* begin *
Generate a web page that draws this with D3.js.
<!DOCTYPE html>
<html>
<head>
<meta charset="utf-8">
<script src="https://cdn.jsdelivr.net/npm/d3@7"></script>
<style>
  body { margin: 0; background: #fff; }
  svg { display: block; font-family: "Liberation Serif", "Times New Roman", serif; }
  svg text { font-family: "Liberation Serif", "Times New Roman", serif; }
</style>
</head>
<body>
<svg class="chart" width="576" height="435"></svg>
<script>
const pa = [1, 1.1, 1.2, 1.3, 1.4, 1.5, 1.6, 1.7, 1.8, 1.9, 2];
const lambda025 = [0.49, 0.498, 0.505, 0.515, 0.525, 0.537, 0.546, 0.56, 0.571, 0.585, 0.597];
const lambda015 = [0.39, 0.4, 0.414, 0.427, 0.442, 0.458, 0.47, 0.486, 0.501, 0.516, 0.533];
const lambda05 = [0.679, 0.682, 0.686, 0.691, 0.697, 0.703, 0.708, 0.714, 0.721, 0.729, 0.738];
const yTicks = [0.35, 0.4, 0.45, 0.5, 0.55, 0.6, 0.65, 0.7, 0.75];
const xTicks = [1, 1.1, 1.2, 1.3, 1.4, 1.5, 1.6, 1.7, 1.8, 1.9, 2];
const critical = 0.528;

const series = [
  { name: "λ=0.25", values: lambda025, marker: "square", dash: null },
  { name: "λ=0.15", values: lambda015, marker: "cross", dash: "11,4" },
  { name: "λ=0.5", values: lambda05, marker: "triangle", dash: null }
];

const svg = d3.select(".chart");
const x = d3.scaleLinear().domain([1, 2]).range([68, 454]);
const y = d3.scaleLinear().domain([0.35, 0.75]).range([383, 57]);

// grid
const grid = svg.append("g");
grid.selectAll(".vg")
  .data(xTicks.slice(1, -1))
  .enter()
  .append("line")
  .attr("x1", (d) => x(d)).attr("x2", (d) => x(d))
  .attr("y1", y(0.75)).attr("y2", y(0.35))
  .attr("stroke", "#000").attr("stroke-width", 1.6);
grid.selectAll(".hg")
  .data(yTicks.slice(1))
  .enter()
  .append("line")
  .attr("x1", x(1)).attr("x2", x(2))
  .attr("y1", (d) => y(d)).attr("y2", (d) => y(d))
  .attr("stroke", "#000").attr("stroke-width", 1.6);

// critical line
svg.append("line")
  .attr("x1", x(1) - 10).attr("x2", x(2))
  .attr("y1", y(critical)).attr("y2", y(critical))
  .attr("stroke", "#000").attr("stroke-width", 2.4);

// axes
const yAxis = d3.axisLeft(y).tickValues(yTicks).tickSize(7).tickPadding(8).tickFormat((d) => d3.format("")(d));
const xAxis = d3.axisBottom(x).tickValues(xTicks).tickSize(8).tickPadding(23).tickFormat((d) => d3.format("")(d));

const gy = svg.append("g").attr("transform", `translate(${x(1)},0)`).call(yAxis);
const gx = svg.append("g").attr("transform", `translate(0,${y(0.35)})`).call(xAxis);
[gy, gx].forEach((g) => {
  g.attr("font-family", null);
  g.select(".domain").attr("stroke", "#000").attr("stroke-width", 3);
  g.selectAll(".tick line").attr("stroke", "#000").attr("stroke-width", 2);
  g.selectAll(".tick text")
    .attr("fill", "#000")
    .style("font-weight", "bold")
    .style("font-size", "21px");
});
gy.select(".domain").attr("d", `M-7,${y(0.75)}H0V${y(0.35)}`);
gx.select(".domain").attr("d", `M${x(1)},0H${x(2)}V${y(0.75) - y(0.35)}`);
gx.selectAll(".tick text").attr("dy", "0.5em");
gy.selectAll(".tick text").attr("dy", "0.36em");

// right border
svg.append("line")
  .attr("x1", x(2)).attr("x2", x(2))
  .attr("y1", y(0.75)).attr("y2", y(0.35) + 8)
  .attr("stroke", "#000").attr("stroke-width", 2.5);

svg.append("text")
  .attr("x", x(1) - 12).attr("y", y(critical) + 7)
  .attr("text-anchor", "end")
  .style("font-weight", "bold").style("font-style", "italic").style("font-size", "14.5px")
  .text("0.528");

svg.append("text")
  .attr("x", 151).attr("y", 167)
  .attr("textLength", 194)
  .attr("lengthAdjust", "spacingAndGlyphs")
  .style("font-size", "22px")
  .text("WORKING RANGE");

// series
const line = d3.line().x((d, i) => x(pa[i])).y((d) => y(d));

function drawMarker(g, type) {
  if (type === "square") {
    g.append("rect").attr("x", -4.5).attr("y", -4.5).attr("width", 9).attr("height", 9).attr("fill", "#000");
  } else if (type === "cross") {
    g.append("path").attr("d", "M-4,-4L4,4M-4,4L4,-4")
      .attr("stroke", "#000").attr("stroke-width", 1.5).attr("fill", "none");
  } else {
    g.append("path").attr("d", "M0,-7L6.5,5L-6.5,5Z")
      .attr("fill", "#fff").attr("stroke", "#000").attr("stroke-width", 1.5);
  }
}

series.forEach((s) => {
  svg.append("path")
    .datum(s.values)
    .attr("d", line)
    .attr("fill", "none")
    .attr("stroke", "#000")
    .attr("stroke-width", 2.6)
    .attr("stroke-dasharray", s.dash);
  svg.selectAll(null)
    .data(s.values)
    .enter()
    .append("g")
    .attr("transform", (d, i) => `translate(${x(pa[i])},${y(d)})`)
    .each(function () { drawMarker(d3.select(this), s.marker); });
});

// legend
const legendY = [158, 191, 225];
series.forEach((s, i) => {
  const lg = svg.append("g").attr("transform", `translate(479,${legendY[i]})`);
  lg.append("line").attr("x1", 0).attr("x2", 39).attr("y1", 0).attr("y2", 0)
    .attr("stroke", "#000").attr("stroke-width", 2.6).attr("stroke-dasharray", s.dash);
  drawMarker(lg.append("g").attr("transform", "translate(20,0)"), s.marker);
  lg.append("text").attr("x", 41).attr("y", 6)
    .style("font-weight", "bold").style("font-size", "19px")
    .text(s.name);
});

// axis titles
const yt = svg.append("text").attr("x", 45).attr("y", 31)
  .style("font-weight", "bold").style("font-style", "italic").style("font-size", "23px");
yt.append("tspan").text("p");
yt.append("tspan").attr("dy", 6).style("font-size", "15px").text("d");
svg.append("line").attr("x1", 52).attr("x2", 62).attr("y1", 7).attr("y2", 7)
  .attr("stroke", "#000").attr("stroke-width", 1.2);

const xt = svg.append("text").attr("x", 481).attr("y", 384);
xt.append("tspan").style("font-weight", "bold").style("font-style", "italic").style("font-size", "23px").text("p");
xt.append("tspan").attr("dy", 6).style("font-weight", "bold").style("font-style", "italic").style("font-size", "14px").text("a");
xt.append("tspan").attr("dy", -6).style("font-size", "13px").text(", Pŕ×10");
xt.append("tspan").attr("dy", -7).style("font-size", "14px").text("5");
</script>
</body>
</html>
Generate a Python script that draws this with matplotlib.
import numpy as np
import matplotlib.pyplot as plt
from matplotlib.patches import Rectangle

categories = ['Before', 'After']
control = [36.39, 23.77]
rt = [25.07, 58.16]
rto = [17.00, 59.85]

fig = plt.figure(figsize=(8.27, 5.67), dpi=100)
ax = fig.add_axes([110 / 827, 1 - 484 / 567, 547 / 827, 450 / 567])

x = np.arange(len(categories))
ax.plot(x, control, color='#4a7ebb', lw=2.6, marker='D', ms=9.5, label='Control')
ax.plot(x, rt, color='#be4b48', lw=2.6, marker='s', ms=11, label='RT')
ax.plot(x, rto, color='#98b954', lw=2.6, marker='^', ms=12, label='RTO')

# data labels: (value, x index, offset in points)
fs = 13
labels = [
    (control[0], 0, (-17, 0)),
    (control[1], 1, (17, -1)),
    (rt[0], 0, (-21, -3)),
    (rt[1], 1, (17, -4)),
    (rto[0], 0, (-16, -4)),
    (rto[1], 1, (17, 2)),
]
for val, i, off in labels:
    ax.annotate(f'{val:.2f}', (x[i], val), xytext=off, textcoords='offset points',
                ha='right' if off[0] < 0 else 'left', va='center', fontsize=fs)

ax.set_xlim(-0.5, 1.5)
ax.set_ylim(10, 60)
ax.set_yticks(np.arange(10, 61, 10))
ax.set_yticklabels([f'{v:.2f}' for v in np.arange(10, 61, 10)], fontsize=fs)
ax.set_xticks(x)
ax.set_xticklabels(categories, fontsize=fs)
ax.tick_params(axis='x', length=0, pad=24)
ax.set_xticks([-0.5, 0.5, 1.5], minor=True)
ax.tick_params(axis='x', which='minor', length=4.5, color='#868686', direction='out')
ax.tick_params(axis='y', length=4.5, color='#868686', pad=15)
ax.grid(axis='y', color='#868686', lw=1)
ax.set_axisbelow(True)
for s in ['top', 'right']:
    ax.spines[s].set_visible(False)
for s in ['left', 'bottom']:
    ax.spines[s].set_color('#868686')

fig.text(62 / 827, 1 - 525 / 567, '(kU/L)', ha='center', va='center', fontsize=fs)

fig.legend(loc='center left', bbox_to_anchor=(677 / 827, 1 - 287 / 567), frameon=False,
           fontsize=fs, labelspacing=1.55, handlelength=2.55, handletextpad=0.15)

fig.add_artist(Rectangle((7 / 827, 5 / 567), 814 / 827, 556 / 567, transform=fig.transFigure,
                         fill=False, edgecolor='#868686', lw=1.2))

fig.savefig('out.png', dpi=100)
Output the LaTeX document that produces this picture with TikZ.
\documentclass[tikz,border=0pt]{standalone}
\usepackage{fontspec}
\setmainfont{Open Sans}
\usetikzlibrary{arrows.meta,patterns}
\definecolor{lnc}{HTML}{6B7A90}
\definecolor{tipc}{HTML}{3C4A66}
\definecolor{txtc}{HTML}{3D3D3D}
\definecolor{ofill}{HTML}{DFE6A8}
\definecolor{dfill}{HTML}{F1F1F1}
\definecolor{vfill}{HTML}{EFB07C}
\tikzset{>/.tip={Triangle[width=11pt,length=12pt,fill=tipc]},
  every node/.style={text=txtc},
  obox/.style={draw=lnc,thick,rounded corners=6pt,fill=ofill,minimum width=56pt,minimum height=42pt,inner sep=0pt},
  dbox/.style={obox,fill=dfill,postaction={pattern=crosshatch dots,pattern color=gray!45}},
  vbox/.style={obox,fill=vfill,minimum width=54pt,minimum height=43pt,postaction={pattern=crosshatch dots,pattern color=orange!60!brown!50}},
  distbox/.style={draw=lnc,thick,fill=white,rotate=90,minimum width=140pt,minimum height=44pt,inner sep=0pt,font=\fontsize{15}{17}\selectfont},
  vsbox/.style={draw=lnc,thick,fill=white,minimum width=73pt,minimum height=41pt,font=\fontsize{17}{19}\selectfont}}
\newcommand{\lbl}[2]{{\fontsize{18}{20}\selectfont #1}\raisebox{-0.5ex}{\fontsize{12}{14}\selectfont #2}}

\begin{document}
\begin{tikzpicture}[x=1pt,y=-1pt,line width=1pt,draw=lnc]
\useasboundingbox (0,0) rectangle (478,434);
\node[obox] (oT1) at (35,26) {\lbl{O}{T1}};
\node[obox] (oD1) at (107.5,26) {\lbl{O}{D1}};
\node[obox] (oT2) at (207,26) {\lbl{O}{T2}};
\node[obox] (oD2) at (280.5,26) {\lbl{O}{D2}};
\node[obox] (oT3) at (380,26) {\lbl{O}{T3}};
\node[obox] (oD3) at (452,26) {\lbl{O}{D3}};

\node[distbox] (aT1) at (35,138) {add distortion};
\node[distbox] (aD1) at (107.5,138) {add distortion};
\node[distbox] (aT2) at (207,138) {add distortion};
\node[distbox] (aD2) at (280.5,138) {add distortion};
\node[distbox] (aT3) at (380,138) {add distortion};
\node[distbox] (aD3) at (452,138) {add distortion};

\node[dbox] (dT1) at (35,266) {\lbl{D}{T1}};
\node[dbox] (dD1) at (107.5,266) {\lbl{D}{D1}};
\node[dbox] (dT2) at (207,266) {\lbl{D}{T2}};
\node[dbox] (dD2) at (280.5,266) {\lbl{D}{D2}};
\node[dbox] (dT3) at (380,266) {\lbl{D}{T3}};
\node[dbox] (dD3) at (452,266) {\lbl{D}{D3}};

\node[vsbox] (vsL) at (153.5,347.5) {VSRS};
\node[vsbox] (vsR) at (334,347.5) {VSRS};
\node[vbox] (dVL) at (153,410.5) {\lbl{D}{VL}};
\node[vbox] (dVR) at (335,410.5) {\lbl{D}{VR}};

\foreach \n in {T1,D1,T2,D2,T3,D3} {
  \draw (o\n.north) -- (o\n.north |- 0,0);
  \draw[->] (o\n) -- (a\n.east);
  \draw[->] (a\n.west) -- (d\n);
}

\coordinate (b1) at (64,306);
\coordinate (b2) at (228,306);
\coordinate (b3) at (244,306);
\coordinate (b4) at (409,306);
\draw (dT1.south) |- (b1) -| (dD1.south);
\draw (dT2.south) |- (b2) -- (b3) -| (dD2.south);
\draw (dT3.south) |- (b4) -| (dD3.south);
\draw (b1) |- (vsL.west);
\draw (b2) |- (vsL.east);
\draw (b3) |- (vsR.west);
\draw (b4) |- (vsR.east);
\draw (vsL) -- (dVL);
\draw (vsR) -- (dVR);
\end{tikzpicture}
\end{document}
* end *
Among the lines above, find the one with "Generate a Python" and the one with "ax = fig.add_axes([110". Quote both and everything between them, exactly.

Generate a Python script that draws this with matplotlib.
import numpy as np
import matplotlib.pyplot as plt
from matplotlib.patches import Rectangle

categories = ['Before', 'After']
control = [36.39, 23.77]
rt = [25.07, 58.16]
rto = [17.00, 59.85]

fig = plt.figure(figsize=(8.27, 5.67), dpi=100)
ax = fig.add_axes([110 / 827, 1 - 484 / 567, 547 / 827, 450 / 567])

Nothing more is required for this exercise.